* **RAW DATA**
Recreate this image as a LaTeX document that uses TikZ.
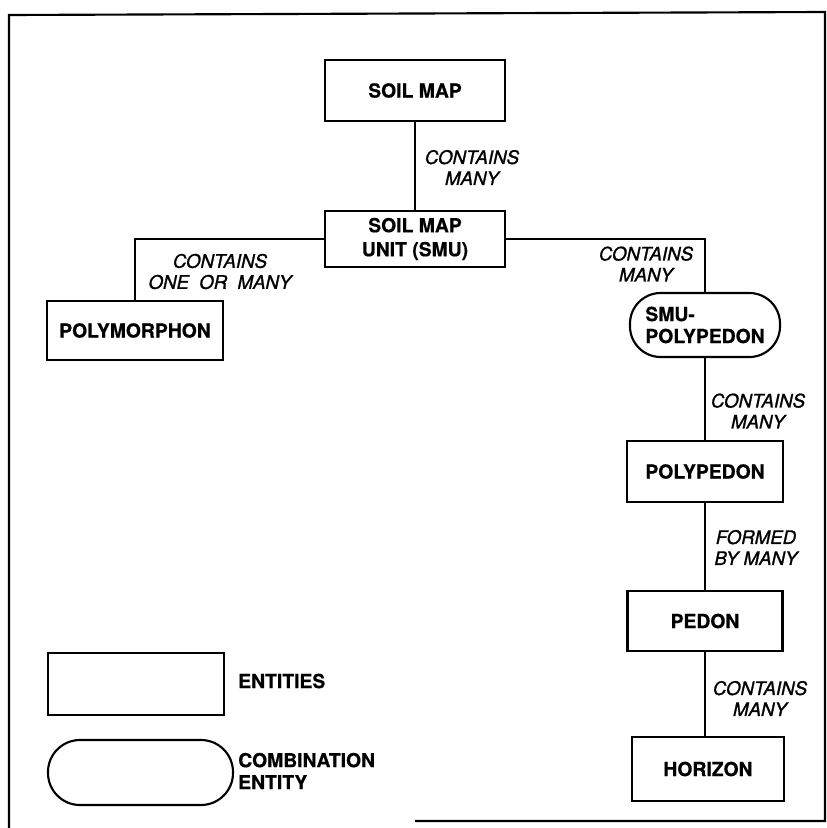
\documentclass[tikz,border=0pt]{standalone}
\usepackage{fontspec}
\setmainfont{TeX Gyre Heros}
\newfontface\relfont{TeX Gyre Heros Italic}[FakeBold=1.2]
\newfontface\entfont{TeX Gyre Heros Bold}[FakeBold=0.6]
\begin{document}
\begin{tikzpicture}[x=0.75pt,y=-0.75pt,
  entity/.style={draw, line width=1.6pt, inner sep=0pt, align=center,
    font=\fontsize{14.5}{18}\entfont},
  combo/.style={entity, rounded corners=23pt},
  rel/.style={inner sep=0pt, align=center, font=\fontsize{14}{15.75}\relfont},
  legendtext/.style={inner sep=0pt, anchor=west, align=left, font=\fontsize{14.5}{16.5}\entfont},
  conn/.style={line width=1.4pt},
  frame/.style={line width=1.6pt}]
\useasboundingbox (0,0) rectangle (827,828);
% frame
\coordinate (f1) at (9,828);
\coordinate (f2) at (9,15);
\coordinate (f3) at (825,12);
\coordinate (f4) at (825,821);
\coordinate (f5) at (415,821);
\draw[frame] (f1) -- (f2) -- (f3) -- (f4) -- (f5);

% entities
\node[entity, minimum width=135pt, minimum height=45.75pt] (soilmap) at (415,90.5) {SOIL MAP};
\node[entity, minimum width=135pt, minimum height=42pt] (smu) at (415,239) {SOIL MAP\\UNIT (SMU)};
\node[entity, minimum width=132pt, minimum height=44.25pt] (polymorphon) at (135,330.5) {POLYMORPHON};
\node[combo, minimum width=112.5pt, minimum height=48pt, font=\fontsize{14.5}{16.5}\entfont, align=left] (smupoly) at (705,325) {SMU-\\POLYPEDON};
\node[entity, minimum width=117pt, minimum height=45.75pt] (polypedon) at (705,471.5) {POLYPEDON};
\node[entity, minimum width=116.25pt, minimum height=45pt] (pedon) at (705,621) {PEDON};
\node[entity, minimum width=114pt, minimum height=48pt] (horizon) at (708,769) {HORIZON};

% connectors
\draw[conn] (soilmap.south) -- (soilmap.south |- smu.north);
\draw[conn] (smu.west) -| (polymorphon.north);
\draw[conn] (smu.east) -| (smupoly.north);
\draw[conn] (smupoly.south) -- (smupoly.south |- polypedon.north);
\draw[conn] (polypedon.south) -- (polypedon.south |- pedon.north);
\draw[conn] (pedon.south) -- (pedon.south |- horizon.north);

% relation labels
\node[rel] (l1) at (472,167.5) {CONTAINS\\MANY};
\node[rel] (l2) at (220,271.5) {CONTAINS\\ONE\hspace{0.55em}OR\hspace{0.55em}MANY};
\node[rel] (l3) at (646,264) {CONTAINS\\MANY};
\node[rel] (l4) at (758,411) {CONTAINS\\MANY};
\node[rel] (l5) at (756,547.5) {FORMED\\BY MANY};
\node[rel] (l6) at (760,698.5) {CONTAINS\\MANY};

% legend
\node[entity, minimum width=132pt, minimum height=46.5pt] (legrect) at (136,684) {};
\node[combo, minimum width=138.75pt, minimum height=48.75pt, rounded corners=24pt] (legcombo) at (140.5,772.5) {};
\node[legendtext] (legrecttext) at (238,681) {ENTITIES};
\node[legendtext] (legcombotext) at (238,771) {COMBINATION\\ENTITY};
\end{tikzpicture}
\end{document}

* **WHAT IS NEEDED**
Without the pictures, please reproduce each line of the listing above exactly, from the first one through the line bearing "(f3) -- (f4) -- (f5);".

* **FINISHED ANSWER**
Recreate this image as a LaTeX document that uses TikZ.
\documentclass[tikz,border=0pt]{standalone}
\usepackage{fontspec}
\setmainfont{TeX Gyre Heros}
\newfontface\relfont{TeX Gyre Heros Italic}[FakeBold=1.2]
\newfontface\entfont{TeX Gyre Heros Bold}[FakeBold=0.6]
\begin{document}
\begin{tikzpicture}[x=0.75pt,y=-0.75pt,
  entity/.style={draw, line width=1.6pt, inner sep=0pt, align=center,
    font=\fontsize{14.5}{18}\entfont},
  combo/.style={entity, rounded corners=23pt},
  rel/.style={inner sep=0pt, align=center, font=\fontsize{14}{15.75}\relfont},
  legendtext/.style={inner sep=0pt, anchor=west, align=left, font=\fontsize{14.5}{16.5}\entfont},
  conn/.style={line width=1.4pt},
  frame/.style={line width=1.6pt}]
\useasboundingbox (0,0) rectangle (827,828);
% frame
\coordinate (f1) at (9,828);
\coordinate (f2) at (9,15);
\coordinate (f3) at (825,12);
\coordinate (f4) at (825,821);
\coordinate (f5) at (415,821);
\draw[frame] (f1) -- (f2) -- (f3) -- (f4) -- (f5);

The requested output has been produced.